Single placename markers: -top
------------------------------
By default, all candidate placenames are shown in the display, with
the top-ranked one in green and the rest in red. If the ``-top`` option is
added to the command line then three extra display files will be
created, which show only the top-ranked candidate for each place, not
all the alternatives considered. For the example used above the extra
files would be::
../out/172172.display-top.html ../out/172172.gazmap-top.html
../out/172172.gazlist-top.html
* 172172.gazlist-top.html is the geoparser map display with only one
placename marker per toponym.
.. _qs-tandgparms:
Input type and gazetteer: -t -g
-------------------------------
The options for ``-t type`` and ``-g gazetteer`` are::
-t plain (plain text)
ltgxml (xml file in a certain format with paragraphs marked up)
gb (Google Books html files)
-g unlock (Edina's gazetteer of mainly UK placenames)
os (Just the OS part of Unlock)
naturalearth (Just the Natural Earth part of Unlock)
geonames (online world-wide gazetteer)
plplus (Pleiades+ gazetteer of ancient places, on Edina)
deep (DEEP gazetteer of historical placenames in England)
[ geonames-local (locally maintained copy on ed.ac.uk network) ]
[ plplus-local (locally maintained Pleiades+, with geonames lookup) ]
The last two gazetteer options will only be usable if local gazetteers
are maintained; they are included in case useful. See :ref:`gaz-local`
for how to make use of them.
If your input is xml with paragraphs already marked, it may be worth converting
it to ltgxml format. See the example ``in/172172.xml`` for the format.

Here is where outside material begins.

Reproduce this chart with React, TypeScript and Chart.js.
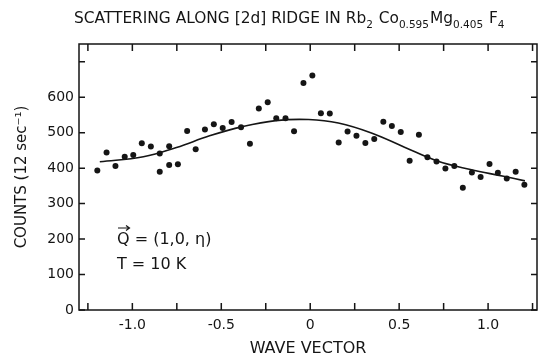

For Google Books input, which can be extremely untidy, pre-processing is done
to ensure it doesn't break the xml processes in the pipeline.
Docdate: -d
-----------
If you know the creation/writing date of the document you can supply
this with ``-d docdate``::
cat ../in/172172.txt | ./run -t plain -g unlock -d 2010-08-13
cat ../in/172172.txt | ./run -t plain -g unlock -o ../out 172172 -d 2010-08-13
This will be used in event and relation detection and timeline display.
.. _qs-locality:
Limiting geographical area: -l -lb
----------------------------------
If you know that toponyms in your text are likely to be in a particular
geographical area you can specify a bounding circle ``-l locality`` or a
rectangular ``-lb locality box``. The geoparser will prefer places in the
area specified but will still choose locations outside it if other factors
give them higher weighting.
To specify a circular locality::
-l lat long radius score
where
* lat and long are in decimal degrees (*ie* 57.5 for 57 degrees 30 mins)
* radius is in km
* score is a numeric weight assigned to locations within the area (else 0).

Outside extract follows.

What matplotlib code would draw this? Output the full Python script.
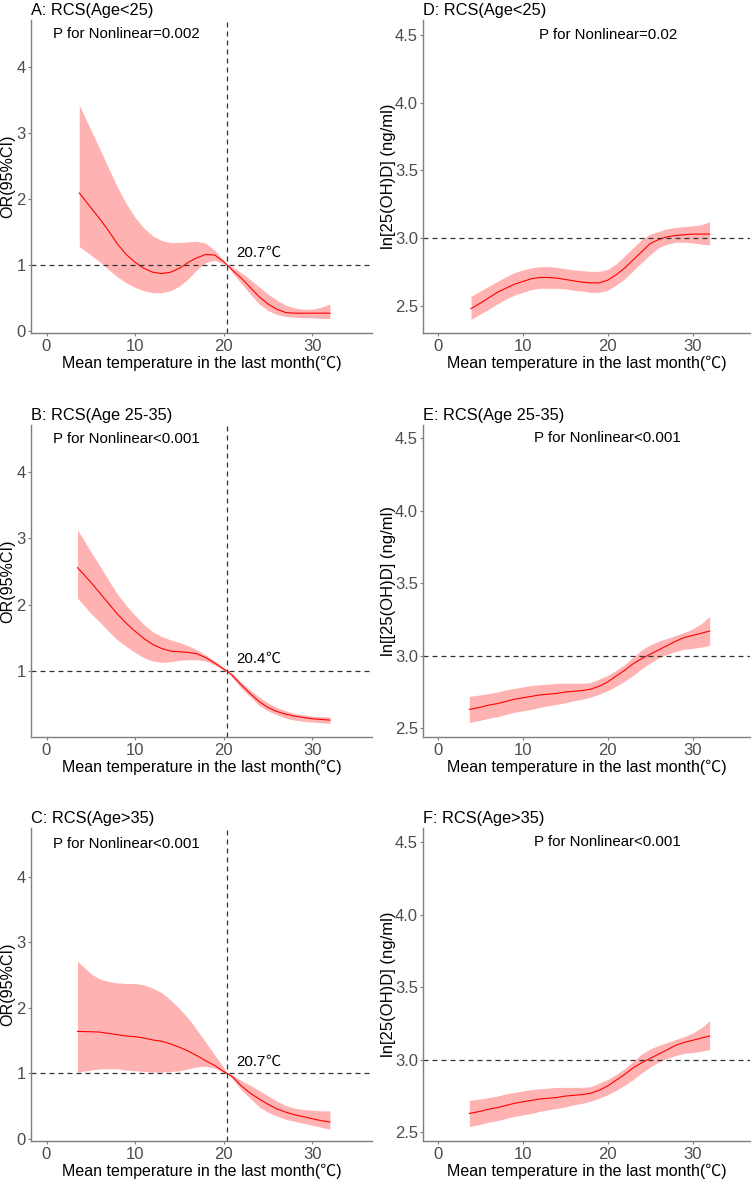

To specify a locality box::
-lb W N E S score
where
* W(est) N(orth) E(ast) S(outh) are decimal degrees
* score is as for -l option.
DEEP only options: -c -r
------------------------
For DEEP [2]_ a new ``-c county`` option has been added. This allows the
user to specify the county that the document is about in order to only
consider DEEP gaz entries for that county. Multiple uses of ``-c`` allow
several counties to be specified. For example::
cat | ./run -t plain -g deep -c Oxfordshire -c Wiltshire
The values for ``-c`` are the county names in the DEEP gazetteer:
Bedfordshire, Berkshire, Buckinghamshire, Cambridgeshire, Cheshire,
Cumberland, Derbyshire, Devon, Dorset, Durham, East Riding of
Yorkshire, Essex, Gloucestershire, Hertfordshire, Huntingdonshire,
Leicestershire, Lincolnshire, Middlesex, Norfolk, North Riding of
Yorkshire, Northamptonshire, Nottinghamshire, Oxfordshire, Rutland,
Shropshire, Staffordshire, Surrey, Sussex, The Isle of Ely,
Warwickshire, West Riding of Yorkshire, Westmorland, Wiltshire,
Worcestershire.
Note that county names with white space need to be enclosed in double quotes::
cat | ./run -t plain -g deep -c Oxfordshire -c Wiltshire -c
"North Riding of Yorkshire" -c "East Riding of Yorkshire" -c "West
Riding of Yorkshire"
A new ``-r begindate enddate`` option is also available for DEEP to
restrict the choice of DEEP gazetteer records which have attestation
dates within the date range::
cat ../in/essexff.txt | ./run -t plain -g deep -c Essex -r 1000 1400
.. _qs-ftnote:
.. rubric:: Footnotes
.. [1]
The timeline display has been tested in various browsers
and works without problems in Firefox and Safari on linux and Mac
platforms. With Chrome, the "allow-file-access-from-files" option
is required (on the command line when Chrome is started).
.. [2]
DEEP, `Digital Exposure of English Placenames
`_, was a JISC-funded
project to digitise and make available the 86 volumes of the Survey
of English Place-Names. See `placenames.org.uk
`_ for the source material it worked
with, which covers the evolution of placenames in England. The
86-volume county by county survey details over four million variant
forms, from classical sources, through the Anglo-Saxon period and
into medieval England and beyond to the modern period.